The five aspirations and principles of the Rukun Negara must act as a reference point that Malaysians, irrespective of their ethnicity and religion should aspire to uphold.

This is attributable to the fact that the five aspirations and principles are values that transcend ethnicity and religion.

As a relatively young nation, it is a well-known fact that the multi-ethnic and multi-religious character of Malaysian society stands in the way of nation-building.

The fractious nature of the Malaysian society needs a clear reference point that can be the glue that binds its citizenry.

The Rukun Negara acts as a moral compass and a national philosophy that can unite a fragmented society.

Sending unmistakable signals about things that the state approves and disapproves, regardless whether it is a democratic or autocratic regime, is crucial for nation-building as states lead by example, by precept, and through the power of the purse.

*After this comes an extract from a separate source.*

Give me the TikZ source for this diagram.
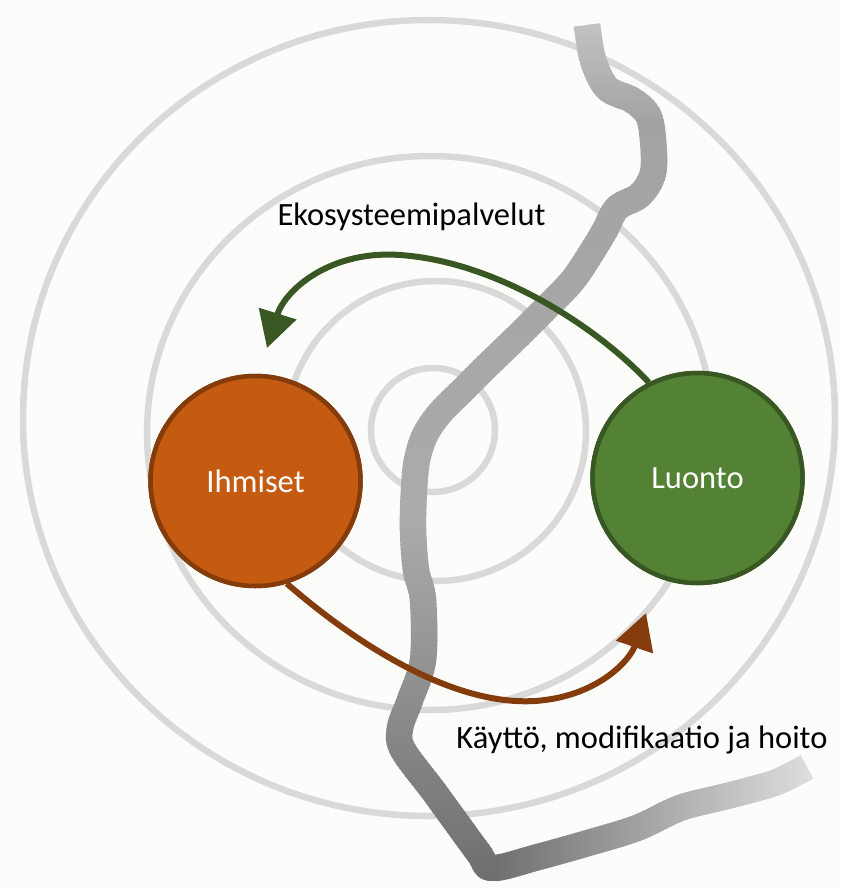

While politics in a democratic society often accentuates differences, a nation-building philosophy like Rukun Negara is the sum of all principles that transcend not only ethnicity and religion but political differences as well.

Confronted with ethno-religious and political differences brought about by intense politicking from both sides of the political divide, reiterating the relevancy of the Rukun Negara is needed now more than ever.

In order to see how different, the foundations of Malaysian society, and in order to see how new shoots are being grafted onto its stem, and how newer ones yet might be, we must begin by looking closely at the five aspirations and principles of Rukun Negara.

In recent years, many Malaysians have adopted values, customs, and habits that contrasted sharply with the Rukun Negara. This has prompted the Council of Rulers to issue a lucidly worded statement that emphasised that the aspirations and the principles of the Rukun Negara should become “the guiding compass for all, leaders, administrators and the people as a whole.”

An understanding and appreciation of the Rukun Negara require much more than mere memorisation of its aspirations and principles.

As with any other philosophy and ideals, understanding and internalising its values and objectives are key to the success of turning the Rukun Negara into a living document.

It is not far-fetched to say that up to this point, the Rukun Negara has failed to resonate into the imaginations of most Malaysians.

The challenge is the actual application of its aspirations and principles. Society as a whole – and not just the government of the day – should assess and evaluate the implementation of the Rukun Negara.

To what extent have we lived up to the rule of law, or how much have we achieved in our journey towards a progressive society orientated towards science and technology?

The choice regarding the ideals of Rukun Negara is clear.

The character of Malaysian society would be exemplary for the rest of the world to follow if all Malaysians were to internalise the aspirations and principles of Rukun Negara.

In order to live harmoniously and meaningfully in a fractious society like ours, principles that promote mutual understanding and respect must be in place.

The Rukun Negara was established to achieve a common ground among the different ethnic groups in Malaysia.

It is incumbent upon every sector in our society to promote a greater understanding of the principles and the aspirations of Rukun Negara.

To ensure that the Rukun Negara becomes a living document, its recitation in school assemblies is not enough.

In order to make Malaysians eat, live, and breathe the Rukun Negara, its relevancy must be reiterated repeatedly.

This is the personal opinion of the writer and does not necessarily represent the views of Twentytwo13.